[Start of LISTED ENTRIES]

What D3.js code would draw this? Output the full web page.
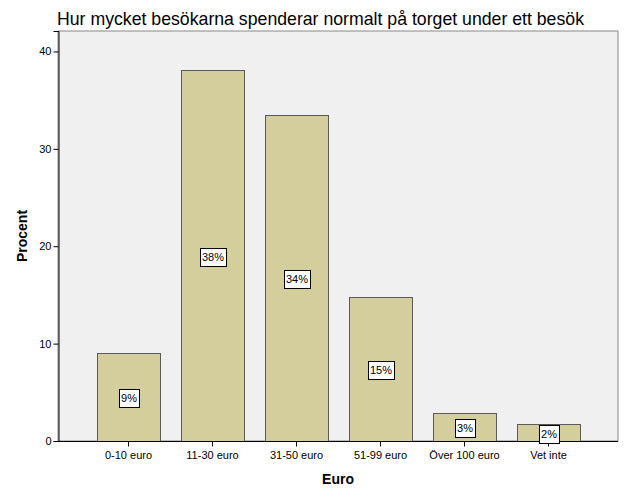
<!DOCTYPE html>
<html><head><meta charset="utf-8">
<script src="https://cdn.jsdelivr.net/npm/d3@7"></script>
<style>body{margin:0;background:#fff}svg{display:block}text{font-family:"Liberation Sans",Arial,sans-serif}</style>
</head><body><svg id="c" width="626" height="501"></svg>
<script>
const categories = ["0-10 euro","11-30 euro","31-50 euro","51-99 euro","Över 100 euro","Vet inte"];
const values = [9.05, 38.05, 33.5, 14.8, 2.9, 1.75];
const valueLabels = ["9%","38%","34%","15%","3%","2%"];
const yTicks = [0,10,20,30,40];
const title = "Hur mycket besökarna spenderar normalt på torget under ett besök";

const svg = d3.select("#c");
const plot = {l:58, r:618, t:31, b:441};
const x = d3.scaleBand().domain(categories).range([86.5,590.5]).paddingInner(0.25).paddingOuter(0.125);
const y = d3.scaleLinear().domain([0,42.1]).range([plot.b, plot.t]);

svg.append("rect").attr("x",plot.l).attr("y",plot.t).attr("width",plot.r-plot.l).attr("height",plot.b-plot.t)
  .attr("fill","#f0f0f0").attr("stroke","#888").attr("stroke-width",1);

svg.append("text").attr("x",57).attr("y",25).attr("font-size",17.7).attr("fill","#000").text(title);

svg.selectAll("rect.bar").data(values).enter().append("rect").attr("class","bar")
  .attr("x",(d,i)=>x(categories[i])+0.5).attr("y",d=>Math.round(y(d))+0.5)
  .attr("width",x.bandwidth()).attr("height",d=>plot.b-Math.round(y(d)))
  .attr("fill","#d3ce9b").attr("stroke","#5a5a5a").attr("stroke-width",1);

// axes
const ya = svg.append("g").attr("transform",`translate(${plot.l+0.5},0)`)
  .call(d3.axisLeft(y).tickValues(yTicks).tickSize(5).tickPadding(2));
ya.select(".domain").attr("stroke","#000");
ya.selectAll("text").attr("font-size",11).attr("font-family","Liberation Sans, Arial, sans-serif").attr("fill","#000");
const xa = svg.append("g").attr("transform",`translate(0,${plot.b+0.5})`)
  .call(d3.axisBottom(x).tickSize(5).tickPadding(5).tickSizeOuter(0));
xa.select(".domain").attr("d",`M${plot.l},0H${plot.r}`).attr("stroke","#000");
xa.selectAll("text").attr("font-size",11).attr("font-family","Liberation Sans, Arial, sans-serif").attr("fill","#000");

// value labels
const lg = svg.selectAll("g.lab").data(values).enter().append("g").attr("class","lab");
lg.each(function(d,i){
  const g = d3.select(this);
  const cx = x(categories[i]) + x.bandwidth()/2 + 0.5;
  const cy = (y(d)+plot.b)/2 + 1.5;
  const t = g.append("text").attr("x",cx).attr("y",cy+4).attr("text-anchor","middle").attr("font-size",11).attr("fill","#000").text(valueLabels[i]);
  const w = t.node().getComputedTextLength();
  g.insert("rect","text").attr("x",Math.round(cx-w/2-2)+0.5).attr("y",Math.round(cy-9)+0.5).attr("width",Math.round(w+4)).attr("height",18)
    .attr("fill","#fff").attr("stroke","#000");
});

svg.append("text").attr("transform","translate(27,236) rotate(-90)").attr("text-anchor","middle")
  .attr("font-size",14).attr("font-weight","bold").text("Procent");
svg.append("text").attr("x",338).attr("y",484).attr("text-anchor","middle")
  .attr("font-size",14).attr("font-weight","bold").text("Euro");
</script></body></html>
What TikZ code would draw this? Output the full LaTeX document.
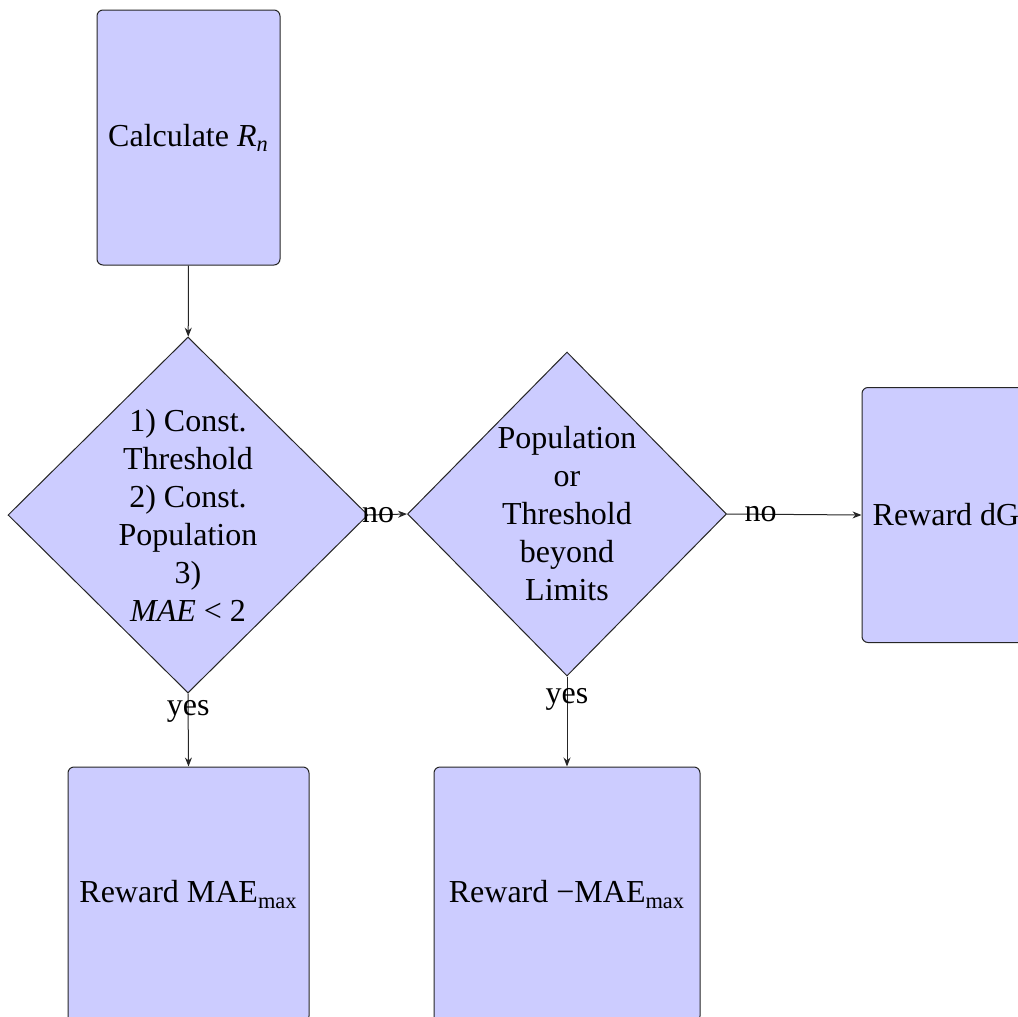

[End of LISTED ENTRIES]

PROMPT:
Restate the records word for word, omitting images.

SOLUTION FOR THIS EXERCISE:
What D3.js code would draw this? Output the full web page.
<!DOCTYPE html>
<html><head><meta charset="utf-8">
<script src="https://cdn.jsdelivr.net/npm/d3@7"></script>
<style>body{margin:0;background:#fff}svg{display:block}text{font-family:"Liberation Sans",Arial,sans-serif}</style>
</head><body><svg id="c" width="626" height="501"></svg>
<script>
const categories = ["0-10 euro","11-30 euro","31-50 euro","51-99 euro","Över 100 euro","Vet inte"];
const values = [9.05, 38.05, 33.5, 14.8, 2.9, 1.75];
const valueLabels = ["9%","38%","34%","15%","3%","2%"];
const yTicks = [0,10,20,30,40];
const title = "Hur mycket besökarna spenderar normalt på torget under ett besök";

const svg = d3.select("#c");
const plot = {l:58, r:618, t:31, b:441};
const x = d3.scaleBand().domain(categories).range([86.5,590.5]).paddingInner(0.25).paddingOuter(0.125);
const y = d3.scaleLinear().domain([0,42.1]).range([plot.b, plot.t]);

svg.append("rect").attr("x",plot.l).attr("y",plot.t).attr("width",plot.r-plot.l).attr("height",plot.b-plot.t)
  .attr("fill","#f0f0f0").attr("stroke","#888").attr("stroke-width",1);

svg.append("text").attr("x",57).attr("y",25).attr("font-size",17.7).attr("fill","#000").text(title);

svg.selectAll("rect.bar").data(values).enter().append("rect").attr("class","bar")
  .attr("x",(d,i)=>x(categories[i])+0.5).attr("y",d=>Math.round(y(d))+0.5)
  .attr("width",x.bandwidth()).attr("height",d=>plot.b-Math.round(y(d)))
  .attr("fill","#d3ce9b").attr("stroke","#5a5a5a").attr("stroke-width",1);

// axes
const ya = svg.append("g").attr("transform",`translate(${plot.l+0.5},0)`)
  .call(d3.axisLeft(y).tickValues(yTicks).tickSize(5).tickPadding(2));
ya.select(".domain").attr("stroke","#000");
ya.selectAll("text").attr("font-size",11).attr("font-family","Liberation Sans, Arial, sans-serif").attr("fill","#000");
const xa = svg.append("g").attr("transform",`translate(0,${plot.b+0.5})`)
  .call(d3.axisBottom(x).tickSize(5).tickPadding(5).tickSizeOuter(0));
xa.select(".domain").attr("d",`M${plot.l},0H${plot.r}`).attr("stroke","#000");
xa.selectAll("text").attr("font-size",11).attr("font-family","Liberation Sans, Arial, sans-serif").attr("fill","#000");

// value labels
const lg = svg.selectAll("g.lab").data(values).enter().append("g").attr("class","lab");
lg.each(function(d,i){
  const g = d3.select(this);
  const cx = x(categories[i]) + x.bandwidth()/2 + 0.5;
  const cy = (y(d)+plot.b)/2 + 1.5;
  const t = g.append("text").attr("x",cx).attr("y",cy+4).attr("text-anchor","middle").attr("font-size",11).attr("fill","#000").text(valueLabels[i]);
  const w = t.node().getComputedTextLength();
  g.insert("rect","text").attr("x",Math.round(cx-w/2-2)+0.5).attr("y",Math.round(cy-9)+0.5).attr("width",Math.round(w+4)).attr("height",18)
    .attr("fill","#fff").attr("stroke","#000");
});

svg.append("text").attr("transform","translate(27,236) rotate(-90)").attr("text-anchor","middle")
  .attr("font-size",14).attr("font-weight","bold").text("Procent");
svg.append("text").attr("x",338).attr("y",484).attr("text-anchor","middle")
  .attr("font-size",14).attr("font-weight","bold").text("Euro");
</script></body></html>
What TikZ code would draw this? Output the full LaTeX document.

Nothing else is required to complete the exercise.